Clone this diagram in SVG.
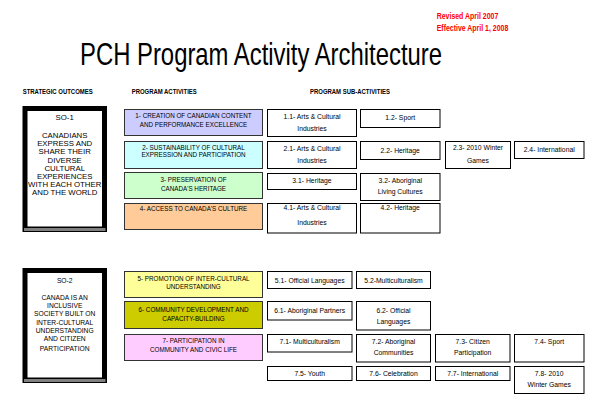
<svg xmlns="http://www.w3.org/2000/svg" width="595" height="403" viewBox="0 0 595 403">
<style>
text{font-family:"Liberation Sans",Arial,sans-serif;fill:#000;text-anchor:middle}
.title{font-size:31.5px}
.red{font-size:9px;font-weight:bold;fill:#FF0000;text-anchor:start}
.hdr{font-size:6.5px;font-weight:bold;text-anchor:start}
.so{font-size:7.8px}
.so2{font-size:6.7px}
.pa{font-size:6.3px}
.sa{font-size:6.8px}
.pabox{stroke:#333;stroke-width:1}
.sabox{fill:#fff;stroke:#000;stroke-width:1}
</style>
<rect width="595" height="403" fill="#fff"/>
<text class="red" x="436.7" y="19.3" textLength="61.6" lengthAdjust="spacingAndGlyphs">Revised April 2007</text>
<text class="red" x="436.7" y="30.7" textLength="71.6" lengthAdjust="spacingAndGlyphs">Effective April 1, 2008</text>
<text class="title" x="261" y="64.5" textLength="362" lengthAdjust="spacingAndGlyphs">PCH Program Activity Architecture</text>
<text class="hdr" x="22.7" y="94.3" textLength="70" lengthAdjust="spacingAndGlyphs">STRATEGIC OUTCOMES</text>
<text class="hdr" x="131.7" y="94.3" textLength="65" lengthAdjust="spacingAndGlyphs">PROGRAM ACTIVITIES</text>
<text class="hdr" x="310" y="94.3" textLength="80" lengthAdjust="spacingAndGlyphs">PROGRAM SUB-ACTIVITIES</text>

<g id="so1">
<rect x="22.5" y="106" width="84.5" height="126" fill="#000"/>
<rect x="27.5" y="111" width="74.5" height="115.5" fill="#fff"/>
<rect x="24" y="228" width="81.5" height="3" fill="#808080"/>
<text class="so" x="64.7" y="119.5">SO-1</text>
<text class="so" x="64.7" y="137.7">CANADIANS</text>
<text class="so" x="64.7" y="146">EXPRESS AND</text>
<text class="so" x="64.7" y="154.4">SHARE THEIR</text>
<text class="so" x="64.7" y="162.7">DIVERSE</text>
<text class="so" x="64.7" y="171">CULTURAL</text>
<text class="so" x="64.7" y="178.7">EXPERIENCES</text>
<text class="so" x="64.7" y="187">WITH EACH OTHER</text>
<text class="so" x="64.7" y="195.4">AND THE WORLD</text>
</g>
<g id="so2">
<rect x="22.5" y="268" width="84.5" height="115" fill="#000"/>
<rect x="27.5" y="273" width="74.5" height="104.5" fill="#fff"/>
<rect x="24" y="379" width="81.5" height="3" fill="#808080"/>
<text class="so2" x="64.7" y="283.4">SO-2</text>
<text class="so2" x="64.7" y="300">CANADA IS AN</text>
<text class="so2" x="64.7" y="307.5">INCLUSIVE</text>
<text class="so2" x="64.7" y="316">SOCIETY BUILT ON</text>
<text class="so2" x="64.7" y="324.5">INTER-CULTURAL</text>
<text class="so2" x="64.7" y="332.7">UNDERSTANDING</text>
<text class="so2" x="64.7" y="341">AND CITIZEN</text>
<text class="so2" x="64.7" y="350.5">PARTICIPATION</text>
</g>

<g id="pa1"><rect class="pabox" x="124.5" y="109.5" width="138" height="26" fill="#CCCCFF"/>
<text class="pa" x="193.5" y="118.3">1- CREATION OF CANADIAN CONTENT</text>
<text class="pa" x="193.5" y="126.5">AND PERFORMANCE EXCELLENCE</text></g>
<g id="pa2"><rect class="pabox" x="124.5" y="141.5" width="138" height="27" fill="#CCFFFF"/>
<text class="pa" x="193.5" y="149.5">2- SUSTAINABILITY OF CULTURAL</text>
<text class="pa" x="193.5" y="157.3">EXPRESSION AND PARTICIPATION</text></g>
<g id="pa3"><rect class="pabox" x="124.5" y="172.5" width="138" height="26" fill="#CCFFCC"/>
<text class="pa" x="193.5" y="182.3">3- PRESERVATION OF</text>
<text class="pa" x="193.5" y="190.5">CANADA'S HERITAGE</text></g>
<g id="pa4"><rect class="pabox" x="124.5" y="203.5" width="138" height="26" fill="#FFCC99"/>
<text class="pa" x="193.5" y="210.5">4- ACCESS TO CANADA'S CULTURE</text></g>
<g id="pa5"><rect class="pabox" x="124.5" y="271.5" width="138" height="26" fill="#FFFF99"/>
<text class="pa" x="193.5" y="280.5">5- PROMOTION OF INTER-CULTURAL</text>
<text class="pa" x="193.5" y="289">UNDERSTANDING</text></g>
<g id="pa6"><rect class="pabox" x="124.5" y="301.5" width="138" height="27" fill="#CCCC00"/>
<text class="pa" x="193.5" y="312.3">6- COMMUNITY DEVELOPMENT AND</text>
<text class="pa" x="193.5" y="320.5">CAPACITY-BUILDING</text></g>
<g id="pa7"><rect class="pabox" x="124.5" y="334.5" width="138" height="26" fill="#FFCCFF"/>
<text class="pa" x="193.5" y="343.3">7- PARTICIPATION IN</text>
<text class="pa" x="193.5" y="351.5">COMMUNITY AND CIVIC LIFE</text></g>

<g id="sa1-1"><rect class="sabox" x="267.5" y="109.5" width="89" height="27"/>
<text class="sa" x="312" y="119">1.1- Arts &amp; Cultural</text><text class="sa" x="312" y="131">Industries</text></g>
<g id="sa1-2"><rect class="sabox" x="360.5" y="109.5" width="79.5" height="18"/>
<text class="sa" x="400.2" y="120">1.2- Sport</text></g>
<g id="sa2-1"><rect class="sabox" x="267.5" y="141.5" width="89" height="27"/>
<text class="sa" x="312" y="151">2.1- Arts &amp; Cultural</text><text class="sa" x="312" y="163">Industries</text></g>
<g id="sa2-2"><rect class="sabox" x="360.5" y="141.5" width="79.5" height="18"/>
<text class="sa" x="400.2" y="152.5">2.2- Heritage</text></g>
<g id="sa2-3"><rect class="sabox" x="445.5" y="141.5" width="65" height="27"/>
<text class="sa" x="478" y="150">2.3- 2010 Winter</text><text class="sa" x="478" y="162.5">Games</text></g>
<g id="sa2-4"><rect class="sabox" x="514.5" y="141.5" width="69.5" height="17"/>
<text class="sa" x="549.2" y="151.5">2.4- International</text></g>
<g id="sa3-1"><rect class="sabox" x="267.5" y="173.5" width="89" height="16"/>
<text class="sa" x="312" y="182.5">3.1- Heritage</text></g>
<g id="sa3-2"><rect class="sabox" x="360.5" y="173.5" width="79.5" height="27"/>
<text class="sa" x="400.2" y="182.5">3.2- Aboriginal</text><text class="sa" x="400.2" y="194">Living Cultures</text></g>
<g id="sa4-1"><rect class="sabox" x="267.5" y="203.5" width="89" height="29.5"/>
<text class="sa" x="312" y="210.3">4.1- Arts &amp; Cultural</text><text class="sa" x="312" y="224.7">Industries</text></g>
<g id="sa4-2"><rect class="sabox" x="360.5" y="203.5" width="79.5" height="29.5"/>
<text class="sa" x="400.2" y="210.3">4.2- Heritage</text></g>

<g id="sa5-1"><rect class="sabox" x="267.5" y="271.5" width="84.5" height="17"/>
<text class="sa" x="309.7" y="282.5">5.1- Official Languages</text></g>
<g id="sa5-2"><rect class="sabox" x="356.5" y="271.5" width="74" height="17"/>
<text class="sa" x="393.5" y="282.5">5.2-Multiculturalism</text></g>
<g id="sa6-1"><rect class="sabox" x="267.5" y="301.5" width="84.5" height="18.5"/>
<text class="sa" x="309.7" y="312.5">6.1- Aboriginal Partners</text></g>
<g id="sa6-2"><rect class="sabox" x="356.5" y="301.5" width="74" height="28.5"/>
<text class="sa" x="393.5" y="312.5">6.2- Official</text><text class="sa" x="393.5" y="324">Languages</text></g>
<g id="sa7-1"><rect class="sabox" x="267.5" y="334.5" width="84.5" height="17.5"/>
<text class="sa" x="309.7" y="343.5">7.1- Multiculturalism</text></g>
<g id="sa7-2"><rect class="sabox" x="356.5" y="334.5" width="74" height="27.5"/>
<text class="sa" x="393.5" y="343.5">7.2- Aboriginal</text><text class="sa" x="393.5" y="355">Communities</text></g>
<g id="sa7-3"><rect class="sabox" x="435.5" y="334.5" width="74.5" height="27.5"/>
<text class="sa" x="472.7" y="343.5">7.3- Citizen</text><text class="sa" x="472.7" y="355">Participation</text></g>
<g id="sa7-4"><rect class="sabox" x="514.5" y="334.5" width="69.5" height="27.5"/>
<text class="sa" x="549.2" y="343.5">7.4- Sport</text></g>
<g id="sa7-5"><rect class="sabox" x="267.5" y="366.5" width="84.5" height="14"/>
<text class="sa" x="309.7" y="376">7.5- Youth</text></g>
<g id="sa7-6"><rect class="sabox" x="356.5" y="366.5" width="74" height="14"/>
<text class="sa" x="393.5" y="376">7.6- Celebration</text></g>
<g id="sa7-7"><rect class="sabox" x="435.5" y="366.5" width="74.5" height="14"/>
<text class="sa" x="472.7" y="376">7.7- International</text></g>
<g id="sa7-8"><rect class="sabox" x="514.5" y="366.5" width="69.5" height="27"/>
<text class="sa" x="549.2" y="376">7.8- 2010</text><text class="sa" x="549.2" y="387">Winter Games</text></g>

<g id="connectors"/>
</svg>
--*--
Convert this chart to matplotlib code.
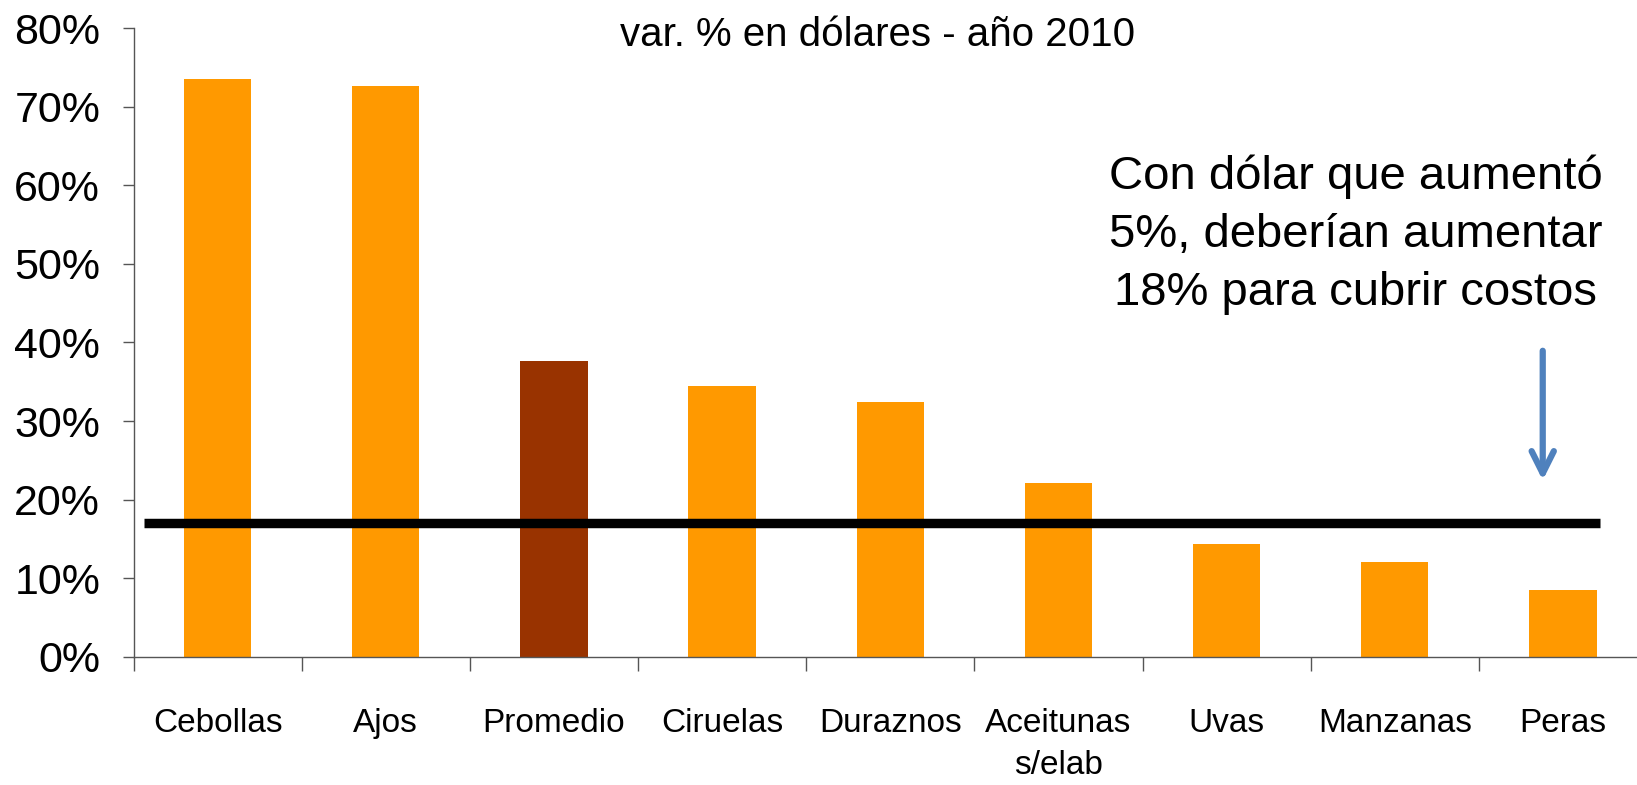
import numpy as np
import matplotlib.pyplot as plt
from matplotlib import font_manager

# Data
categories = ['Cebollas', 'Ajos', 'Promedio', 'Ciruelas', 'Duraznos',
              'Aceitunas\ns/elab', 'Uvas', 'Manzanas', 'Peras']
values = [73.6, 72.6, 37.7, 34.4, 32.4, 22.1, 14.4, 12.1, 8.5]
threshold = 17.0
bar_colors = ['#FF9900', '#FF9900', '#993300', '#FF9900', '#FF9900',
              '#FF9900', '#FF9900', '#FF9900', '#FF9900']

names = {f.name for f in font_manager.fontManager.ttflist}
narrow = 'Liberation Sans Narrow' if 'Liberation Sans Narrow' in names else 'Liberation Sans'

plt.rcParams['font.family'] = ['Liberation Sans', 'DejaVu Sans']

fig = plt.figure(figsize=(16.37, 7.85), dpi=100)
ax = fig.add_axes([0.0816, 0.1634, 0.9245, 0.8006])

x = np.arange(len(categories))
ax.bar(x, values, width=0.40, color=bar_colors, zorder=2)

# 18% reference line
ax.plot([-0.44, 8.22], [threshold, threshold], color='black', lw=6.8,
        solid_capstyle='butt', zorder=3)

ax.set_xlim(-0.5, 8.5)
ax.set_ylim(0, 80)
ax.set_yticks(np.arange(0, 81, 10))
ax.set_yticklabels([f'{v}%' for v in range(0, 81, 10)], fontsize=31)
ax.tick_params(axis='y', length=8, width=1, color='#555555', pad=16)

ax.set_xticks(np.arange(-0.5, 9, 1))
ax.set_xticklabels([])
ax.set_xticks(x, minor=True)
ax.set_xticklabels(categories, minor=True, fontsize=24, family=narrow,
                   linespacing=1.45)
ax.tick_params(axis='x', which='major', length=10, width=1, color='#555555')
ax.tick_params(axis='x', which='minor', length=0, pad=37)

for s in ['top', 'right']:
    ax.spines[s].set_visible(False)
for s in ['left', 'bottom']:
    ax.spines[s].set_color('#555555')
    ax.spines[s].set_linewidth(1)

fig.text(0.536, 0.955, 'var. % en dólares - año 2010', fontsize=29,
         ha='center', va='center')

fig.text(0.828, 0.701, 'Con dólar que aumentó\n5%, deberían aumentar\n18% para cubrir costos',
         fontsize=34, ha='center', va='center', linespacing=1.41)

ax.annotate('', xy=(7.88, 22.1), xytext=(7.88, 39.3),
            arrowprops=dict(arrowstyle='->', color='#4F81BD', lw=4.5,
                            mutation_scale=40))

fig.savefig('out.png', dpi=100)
--*--
Among the records above, locate the line containing "Convert this chart to matplotlib code." and the line containing "fontsize=34, ha='center', va='center', linespacing=1.41)", then transcribe exactly the lines starting at the first and ending at the second, with no pictures.

Response to this task:
Convert this chart to matplotlib code.
import numpy as np
import matplotlib.pyplot as plt
from matplotlib import font_manager

# Data
categories = ['Cebollas', 'Ajos', 'Promedio', 'Ciruelas', 'Duraznos',
              'Aceitunas\ns/elab', 'Uvas', 'Manzanas', 'Peras']
values = [73.6, 72.6, 37.7, 34.4, 32.4, 22.1, 14.4, 12.1, 8.5]
threshold = 17.0
bar_colors = ['#FF9900', '#FF9900', '#993300', '#FF9900', '#FF9900',
              '#FF9900', '#FF9900', '#FF9900', '#FF9900']

names = {f.name for f in font_manager.fontManager.ttflist}
narrow = 'Liberation Sans Narrow' if 'Liberation Sans Narrow' in names else 'Liberation Sans'

plt.rcParams['font.family'] = ['Liberation Sans', 'DejaVu Sans']

fig = plt.figure(figsize=(16.37, 7.85), dpi=100)
ax = fig.add_axes([0.0816, 0.1634, 0.9245, 0.8006])

x = np.arange(len(categories))
ax.bar(x, values, width=0.40, color=bar_colors, zorder=2)

# 18% reference line
ax.plot([-0.44, 8.22], [threshold, threshold], color='black', lw=6.8,
        solid_capstyle='butt', zorder=3)

ax.set_xlim(-0.5, 8.5)
ax.set_ylim(0, 80)
ax.set_yticks(np.arange(0, 81, 10))
ax.set_yticklabels([f'{v}%' for v in range(0, 81, 10)], fontsize=31)
ax.tick_params(axis='y', length=8, width=1, color='#555555', pad=16)

ax.set_xticks(np.arange(-0.5, 9, 1))
ax.set_xticklabels([])
ax.set_xticks(x, minor=True)
ax.set_xticklabels(categories, minor=True, fontsize=24, family=narrow,
                   linespacing=1.45)
ax.tick_params(axis='x', which='major', length=10, width=1, color='#555555')
ax.tick_params(axis='x', which='minor', length=0, pad=37)

for s in ['top', 'right']:
    ax.spines[s].set_visible(False)
for s in ['left', 'bottom']:
    ax.spines[s].set_color('#555555')
    ax.spines[s].set_linewidth(1)

fig.text(0.536, 0.955, 'var. % en dólares - año 2010', fontsize=29,
         ha='center', va='center')

fig.text(0.828, 0.701, 'Con dólar que aumentó\n5%, deberían aumentar\n18% para cubrir costos',
         fontsize=34, ha='center', va='center', linespacing=1.41)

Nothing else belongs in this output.